Immigration – The Unpalatable Solution?

This summer Spain has seen the numbers of migrants reaching her shores from the nearby African coast increase markedly as Italy has toughened its stance after years of migration from Libya. Those in search of a better life have trodden a route to the Iberian peninsula. In May alone Andalusia saw 3,400 migrants arrive, and the total numbers for this year across spain are set to double from last year to an estimated 50,000. Against Spain’s total population of 46 million it is tiny, you can get twice that in the Camp Nou for a Barcelona game, but yet again it has raised the debate that seems to be defining our politics these days as politicians of all stripes seek to ‘weaponise’ the issue for their own gain, often regardless of the facts, and wherever you are in the world.

The developed world has a problem with it’s population. We’re not having enough kids and it looks like we are going to live a lot longer than we can afford to. For much of history anywhere around the world, most people ensured that they would be looked after in their final years by having lots of kids, hopeful that enough of them would survive into adulthood to keep Granny and Granpops fed until they snuffed it some time in their sixties if they were fortunate. The same simple system is very much alive in the developing world. Us lucky Westerners have been lulled into a false sense of security by the relatively easy times since the end of WWII as most countries established some sort of welfare state that would put a roof over your head, food on your table, and a hospital bed if you were unable to provide those things for yourself. It was undoubtedly a positive step forward, and has vastly improved the lives of a great many in the intervening years…. But…. it doesn’t change the underlying maths, you still need loads of kids to become wage earners and tax payers, and make sure you don’t live too long. We have exactly reversed that trend in the Western world. If you strip out the effects of immigration, birth rates have declined to less than two per couple, populations are slowly declining, and Granny and Grandpops are backpacking the Inca trail in their mid seventies.

There are three ways to fix this problem. Get people to have more kids… not so easy in an expensive world where the majority of working age women also hold down full time jobs, and wages in real terms have been stagnant for a decade. Education and housing costs are rising so that many young adults do not find themselves financially able to start a family until well into their thirties. Another solution is to radically raise the retirement age. In Spain you can expect to live until you are nearly 83. When national pensions were introduced, retirement age was generally pitched at just above the life expectancy at the time, hence the more or less universal age of 65. Go and grab Grandma and Grandpops off the Inca trail and explain to them they need to stay at their desks until they are 85. In countries that have tinkered with increasing pensionable age by a couple of years it has rarely been received well.

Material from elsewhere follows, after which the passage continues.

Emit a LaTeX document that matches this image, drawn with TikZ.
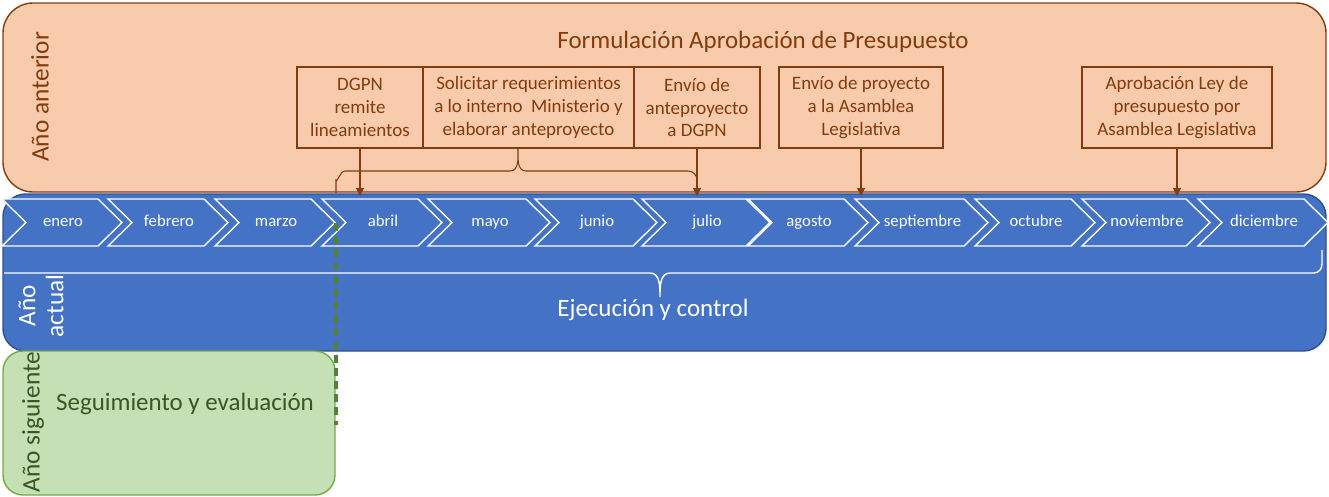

Or you can import strong, young people ready to work hard. It’s not hard to find them, they are just over the horizon in rubber boats. I’m sure I don’t need to explain what an unpopular and divisive topic this has become. It is probably the number one subject shaping developed world politics. Wariness of the unknown, and of  the dilution of their cultural identity, these fears have been seized upon by political movements keen to moblise them in whatever direction they choose to steer it. Donald Trump has used it to get him into the White House, in the UK it misguidedly fuelled a great deal of the vote to leave the European Union. It has led to the rise in right wing politics in France, Germany, Austria, Italy and others.

The truth is that mass migration is probably the best fix for the demographic problems facing the Western World, but it is going to be a difficult sell to those sceptics and you need to explode the myths of lazy, criminal migrants plotting the downfall of their host countries. The truth is the migrants are just like you. Trying to make their way in the world as best they can, ready to work hard, and provide opportunities for their kids, there maybe some bad apples in the cart, but that is true of every population.

In the first half of the 20th Century people just like this went with nothing but the clothes on their backs, with one way tickets to New York. As they arrived they sailed past the Statue of Liberty, notably facing towards the direction from which they had come. Written on the plinth on which she stands is the verse. “Give me your tired, your poor, Your huddled masses yearning to breathe free, The wretched refuse of your teeming shore. Send these, the homeless, tempest-tossed to me, I lift my lamp beside the golden door!”. The people who read that went on to create the richest country the World has ever seen, where merit and hard work, rather than class, creed or colour, was the only limit to your potential. Their grandchildren voted for a child of an immigrant who promised to build a wall around the country as his number one priority. How did we get from there, to here so quickly? And do we need to go back?